Dr. Herbert Fensterheim, the senior author of Don't Say Yes When You Want to Say No, received his MA in psychology from Columbia University and his PhD from New York University. He spent 20 years as an analytically oriented therapist before becoming one of the first clinicians involved with behavior therapy. Currently in private practice in Manhattan, he is clinical associate professor of psychology in Psychiatry, Cornell University Medical College, and head, Behavior Treatment and Study, Payne Whitney Clinic, The New York Hospital. He has taught psychology at undergraduate, graduate, and postdoctoral levels at leading universities and medical colleges. In addition, he has written almost 100 professional papers, coedited two professional books on behavior therapy, and is the author of Help Without Psychoanalysis.
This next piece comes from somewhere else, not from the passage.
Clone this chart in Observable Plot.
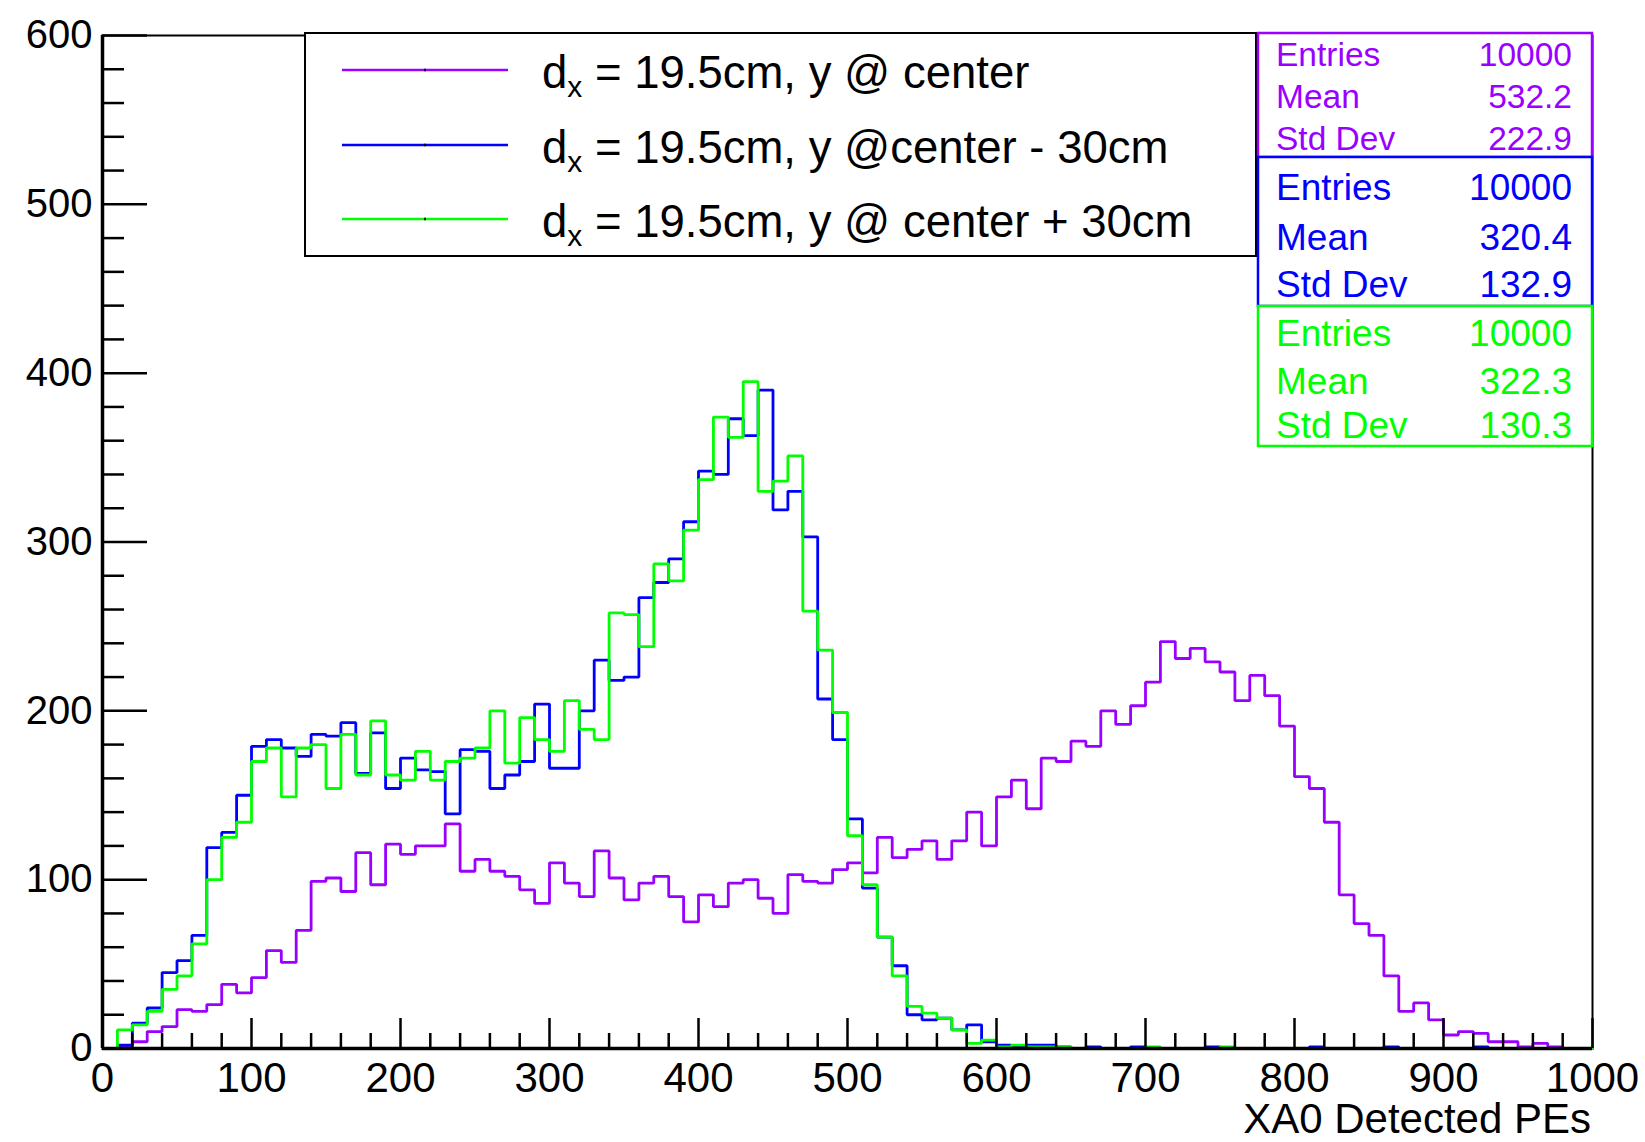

A recognized leader in assertiveness training, Dr. Fensterheim has given many talks to and workshops for the professional community at meetings of such groups as the American Psychological Association and the American Group Psychotherapy Association, thus enabling other therapists to learn the technique and teach it to patients.

Jean Baer wrote extensively on contemporary problems. Her books included Follow Me!, The Single Girl Goes to Town, and The Second Wife. She was a frequent contributor to The Christian Science Monitor and major women's magazines. She worked for the Mutual Broadcasting Company and the US Information Agency and spent many years as senior editor and special projects director of Seventeen magazine.